> **TASK TO COMPLETE**
From the first line of the data below, copy each line up to the one containing "Chart.register(...registerables);", and include that line too.

> **RECORDS SUPPLIED**
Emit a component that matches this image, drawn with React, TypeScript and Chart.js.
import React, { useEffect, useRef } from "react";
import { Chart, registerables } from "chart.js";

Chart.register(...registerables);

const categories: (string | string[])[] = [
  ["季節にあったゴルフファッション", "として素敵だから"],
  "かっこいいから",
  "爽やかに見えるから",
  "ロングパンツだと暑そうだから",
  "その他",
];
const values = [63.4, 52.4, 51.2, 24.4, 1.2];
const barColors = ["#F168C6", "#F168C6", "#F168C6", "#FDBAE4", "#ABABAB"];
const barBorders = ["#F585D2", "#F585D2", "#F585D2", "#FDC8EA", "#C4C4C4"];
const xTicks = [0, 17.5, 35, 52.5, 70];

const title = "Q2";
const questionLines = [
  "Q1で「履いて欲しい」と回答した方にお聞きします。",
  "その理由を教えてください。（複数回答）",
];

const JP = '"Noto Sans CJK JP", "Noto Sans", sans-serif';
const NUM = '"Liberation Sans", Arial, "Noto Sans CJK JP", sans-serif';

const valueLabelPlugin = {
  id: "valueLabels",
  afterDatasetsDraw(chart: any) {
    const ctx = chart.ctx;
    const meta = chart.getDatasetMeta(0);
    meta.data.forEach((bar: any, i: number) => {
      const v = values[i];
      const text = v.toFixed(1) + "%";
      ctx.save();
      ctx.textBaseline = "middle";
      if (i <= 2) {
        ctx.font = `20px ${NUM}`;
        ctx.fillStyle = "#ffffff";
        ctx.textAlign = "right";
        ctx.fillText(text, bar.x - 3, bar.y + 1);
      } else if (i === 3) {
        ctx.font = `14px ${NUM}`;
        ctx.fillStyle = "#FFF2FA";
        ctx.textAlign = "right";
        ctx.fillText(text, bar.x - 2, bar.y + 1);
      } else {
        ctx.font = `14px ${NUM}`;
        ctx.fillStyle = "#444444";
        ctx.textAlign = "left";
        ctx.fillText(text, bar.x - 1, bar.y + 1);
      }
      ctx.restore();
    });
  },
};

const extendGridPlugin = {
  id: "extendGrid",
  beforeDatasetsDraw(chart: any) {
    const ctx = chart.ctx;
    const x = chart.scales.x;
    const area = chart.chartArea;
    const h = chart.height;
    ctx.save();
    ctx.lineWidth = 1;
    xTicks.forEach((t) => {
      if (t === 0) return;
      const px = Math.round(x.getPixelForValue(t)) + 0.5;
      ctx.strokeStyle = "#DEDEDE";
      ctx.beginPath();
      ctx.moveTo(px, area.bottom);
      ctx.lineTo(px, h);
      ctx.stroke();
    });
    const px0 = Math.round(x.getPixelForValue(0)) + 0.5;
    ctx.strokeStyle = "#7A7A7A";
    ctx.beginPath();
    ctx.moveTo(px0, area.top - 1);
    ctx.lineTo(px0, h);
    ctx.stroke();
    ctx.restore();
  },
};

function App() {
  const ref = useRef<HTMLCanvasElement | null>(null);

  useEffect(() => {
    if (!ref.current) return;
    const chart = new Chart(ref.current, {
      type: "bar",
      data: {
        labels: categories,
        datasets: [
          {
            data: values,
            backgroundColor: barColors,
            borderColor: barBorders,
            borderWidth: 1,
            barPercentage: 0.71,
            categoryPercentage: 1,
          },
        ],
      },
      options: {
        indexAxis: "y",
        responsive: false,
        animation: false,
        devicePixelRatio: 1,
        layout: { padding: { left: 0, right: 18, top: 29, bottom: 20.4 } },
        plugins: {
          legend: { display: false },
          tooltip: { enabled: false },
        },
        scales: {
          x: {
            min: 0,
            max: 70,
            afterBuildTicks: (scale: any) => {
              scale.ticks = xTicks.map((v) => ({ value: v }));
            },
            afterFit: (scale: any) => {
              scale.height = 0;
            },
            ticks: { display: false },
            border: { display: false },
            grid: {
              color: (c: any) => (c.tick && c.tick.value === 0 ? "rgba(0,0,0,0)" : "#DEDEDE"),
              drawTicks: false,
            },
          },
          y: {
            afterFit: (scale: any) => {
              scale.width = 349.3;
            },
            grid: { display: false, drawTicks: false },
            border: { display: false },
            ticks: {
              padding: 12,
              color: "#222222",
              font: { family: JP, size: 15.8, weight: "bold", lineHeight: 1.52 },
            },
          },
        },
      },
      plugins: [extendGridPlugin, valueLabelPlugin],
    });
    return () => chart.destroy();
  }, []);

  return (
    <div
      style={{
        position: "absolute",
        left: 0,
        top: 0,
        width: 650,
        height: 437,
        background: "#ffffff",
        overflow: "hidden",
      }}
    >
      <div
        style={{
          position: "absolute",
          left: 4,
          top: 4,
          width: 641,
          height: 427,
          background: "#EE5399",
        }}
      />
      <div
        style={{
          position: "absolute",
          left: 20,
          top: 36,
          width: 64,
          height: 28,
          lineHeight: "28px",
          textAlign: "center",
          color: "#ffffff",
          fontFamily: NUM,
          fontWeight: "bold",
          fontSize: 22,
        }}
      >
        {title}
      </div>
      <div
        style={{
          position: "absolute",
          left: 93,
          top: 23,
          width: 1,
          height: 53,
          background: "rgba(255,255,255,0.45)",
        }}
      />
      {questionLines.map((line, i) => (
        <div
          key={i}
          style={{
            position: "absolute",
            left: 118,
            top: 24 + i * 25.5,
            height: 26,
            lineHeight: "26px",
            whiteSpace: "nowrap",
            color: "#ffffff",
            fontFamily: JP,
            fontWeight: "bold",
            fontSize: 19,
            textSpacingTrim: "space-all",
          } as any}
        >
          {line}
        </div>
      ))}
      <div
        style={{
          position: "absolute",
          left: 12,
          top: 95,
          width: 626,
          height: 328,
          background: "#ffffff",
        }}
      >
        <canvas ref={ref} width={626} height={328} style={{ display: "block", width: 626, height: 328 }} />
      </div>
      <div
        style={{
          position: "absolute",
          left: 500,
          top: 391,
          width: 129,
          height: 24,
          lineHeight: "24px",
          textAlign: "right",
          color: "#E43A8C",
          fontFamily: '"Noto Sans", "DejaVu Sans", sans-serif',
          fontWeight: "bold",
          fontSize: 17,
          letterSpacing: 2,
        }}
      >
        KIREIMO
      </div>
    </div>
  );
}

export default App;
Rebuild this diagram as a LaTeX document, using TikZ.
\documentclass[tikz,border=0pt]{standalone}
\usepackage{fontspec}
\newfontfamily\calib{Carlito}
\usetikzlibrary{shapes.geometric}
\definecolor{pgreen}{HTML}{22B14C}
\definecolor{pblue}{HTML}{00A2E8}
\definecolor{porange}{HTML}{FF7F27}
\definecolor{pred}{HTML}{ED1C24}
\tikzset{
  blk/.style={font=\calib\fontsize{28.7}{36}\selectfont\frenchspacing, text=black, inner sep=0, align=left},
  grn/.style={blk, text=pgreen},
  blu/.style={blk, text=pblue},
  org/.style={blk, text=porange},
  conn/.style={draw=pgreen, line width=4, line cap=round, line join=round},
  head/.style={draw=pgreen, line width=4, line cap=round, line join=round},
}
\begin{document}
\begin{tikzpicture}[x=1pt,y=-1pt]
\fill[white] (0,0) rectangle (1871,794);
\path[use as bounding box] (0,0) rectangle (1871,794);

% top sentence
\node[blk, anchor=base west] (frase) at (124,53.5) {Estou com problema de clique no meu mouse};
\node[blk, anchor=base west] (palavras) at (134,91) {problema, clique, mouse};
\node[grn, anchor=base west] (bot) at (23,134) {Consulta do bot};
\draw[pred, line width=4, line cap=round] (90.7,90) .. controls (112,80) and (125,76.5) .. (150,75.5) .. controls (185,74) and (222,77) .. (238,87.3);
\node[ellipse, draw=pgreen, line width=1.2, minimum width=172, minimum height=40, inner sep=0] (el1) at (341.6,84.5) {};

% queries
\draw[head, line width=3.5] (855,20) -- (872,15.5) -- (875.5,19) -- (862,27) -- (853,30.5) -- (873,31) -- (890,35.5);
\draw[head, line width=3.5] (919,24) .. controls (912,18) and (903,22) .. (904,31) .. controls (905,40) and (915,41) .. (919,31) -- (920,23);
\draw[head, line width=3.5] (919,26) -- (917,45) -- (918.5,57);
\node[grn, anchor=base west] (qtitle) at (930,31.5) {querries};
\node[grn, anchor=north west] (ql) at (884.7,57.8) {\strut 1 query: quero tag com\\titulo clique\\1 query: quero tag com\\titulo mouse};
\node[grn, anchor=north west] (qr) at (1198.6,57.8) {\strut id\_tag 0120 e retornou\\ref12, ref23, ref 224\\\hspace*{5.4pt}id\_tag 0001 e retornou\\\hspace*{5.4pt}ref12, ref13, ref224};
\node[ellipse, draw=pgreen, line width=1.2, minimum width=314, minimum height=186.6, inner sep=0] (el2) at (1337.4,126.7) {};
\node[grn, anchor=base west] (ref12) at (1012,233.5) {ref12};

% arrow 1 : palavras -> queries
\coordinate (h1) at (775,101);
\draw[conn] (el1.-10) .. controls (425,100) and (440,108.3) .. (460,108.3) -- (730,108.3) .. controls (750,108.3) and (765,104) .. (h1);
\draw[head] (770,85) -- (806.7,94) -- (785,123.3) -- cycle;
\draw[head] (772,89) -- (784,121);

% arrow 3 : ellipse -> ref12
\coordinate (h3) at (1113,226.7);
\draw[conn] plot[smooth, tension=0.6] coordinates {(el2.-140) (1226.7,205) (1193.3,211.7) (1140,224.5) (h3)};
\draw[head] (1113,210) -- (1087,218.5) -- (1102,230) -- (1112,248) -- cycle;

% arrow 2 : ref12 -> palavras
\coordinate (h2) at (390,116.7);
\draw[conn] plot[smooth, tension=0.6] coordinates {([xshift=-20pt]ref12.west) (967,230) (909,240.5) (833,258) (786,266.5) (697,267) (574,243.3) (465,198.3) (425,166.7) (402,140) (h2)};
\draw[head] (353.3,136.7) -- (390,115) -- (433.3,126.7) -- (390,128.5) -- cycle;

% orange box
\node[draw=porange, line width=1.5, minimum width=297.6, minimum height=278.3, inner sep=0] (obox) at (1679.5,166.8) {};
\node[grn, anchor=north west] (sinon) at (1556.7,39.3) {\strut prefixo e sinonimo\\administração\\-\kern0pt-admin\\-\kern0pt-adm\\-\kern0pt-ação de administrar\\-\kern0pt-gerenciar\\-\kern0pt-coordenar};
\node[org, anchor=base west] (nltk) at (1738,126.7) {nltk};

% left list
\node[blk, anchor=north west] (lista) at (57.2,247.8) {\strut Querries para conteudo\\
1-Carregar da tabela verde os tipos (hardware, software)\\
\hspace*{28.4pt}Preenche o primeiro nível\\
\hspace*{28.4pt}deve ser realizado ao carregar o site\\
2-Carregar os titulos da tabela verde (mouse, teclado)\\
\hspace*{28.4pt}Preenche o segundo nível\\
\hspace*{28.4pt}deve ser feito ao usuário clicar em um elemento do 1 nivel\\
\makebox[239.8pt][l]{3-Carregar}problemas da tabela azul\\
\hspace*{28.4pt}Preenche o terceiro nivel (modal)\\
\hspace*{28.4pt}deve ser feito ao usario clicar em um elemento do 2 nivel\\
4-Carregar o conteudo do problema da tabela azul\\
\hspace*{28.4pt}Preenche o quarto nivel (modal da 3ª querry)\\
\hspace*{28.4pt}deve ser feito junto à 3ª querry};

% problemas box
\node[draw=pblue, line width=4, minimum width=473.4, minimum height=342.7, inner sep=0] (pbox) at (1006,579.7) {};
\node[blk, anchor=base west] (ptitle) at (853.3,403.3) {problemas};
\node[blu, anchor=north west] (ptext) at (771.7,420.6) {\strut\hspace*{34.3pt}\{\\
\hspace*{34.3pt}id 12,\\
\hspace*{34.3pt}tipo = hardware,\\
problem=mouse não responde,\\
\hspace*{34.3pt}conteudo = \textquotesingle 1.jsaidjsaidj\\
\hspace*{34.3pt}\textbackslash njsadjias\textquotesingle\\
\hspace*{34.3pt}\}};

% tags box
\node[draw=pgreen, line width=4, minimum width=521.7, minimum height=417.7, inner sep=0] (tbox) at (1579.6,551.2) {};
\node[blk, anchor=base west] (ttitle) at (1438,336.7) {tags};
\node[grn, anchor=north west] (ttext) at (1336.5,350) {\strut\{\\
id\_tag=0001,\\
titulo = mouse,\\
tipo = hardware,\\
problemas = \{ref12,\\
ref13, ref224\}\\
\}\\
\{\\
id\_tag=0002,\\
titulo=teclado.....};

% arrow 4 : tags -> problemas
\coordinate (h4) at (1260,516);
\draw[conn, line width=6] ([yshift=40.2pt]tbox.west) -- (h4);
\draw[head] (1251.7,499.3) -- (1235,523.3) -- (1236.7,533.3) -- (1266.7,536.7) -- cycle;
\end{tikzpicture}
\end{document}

> **RESULT**
Emit a component that matches this image, drawn with React, TypeScript and Chart.js.
import React, { useEffect, useRef } from "react";
import { Chart, registerables } from "chart.js";

Chart.register(...registerables);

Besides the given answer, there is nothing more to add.